Thomas Perkins, the co-founder of venture-capital firm Kleiner Perkins Caufield & Byers who provided early financing to technology giants such as Google Inc., Amazon.com Inc. and Sun Microsystems Inc., has died. He was 84.

He died Tuesday at his home in Tiburon, California, following a long illness, the New York Times reported, citing an assistant to the executive who the newspaper didn’t identify.

The Harvard Business School graduate left his job at Hewlett-Packard Co. to establish Menlo Park, California-based Kleiner Perkins with Austrian-born engineer Eugene Kleiner in 1972. Opening with $8 million and later joined by Frank Caufield and Brook Byers as partners, the firm invested in tech companies over the next two decades, leading to the Silicon Valley boom that ushered in the Internet Age.

Perkins coupled his investing with an active management role in the enterprises he helped to finance. He was an early supporter of the biotechnology industry, serving as chairman at Genentech Inc. for 15 years, and was on the board of Tandem Computers Inc., Hewlett-Packard and Compaq Computer Corp.

Entrepreneurial VC

“Tom was a pioneer in the venture capital industry,” Caufield and Byers said Thursday in an e-mailed statement. “He defined what we know of today as entrepreneurial venture capital by going beyond just funding to helping entrepreneurs realize their visions with operating expertise.”

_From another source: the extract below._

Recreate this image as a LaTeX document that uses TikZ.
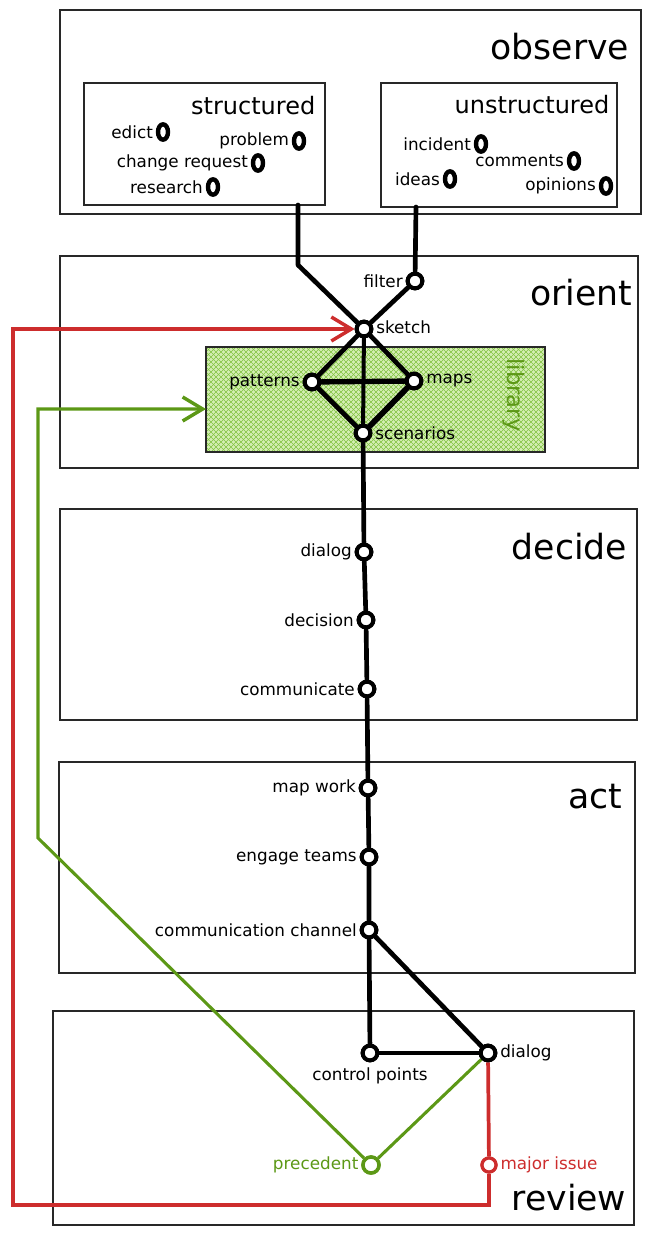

Hewlett-Packard helped turn Northern California’s Silicon Valley into a major technology hub and remained a constant presence in Perkins’s life. He guided the company in the 1960s to the advent of minicomputers, refrigerator-size machines that began to take market share from larger mainframes; learned the venture-capital trade from co-founder David Packard; and joined the board after helping engineer its $18.9 billion purchase of Compaq in 2002. After a year’s retirement, Perkins returned in 2005, only weeks before Chief Executive Officer Carly Fiorina was fired in a boardroom tussle over the company’s post-merger strategy.

Board Games

In her 2006 memoir, “Tough Choices,” Fiorina described how she was “appalled by the reemergence of Tom Perkins and the very active role he was clearly playing” while her board colleagues displayed “an irrational urgency” to reinstate him.

“I believed that I had been brought back to the board -- the warhorse -- to stiffen everyone’s resolve, and if Carly wouldn’t budge on at least some of the changes the board sought, to take decisive action to find a new CEO,” Perkins wrote in “Valley Boy,” his 2007 book.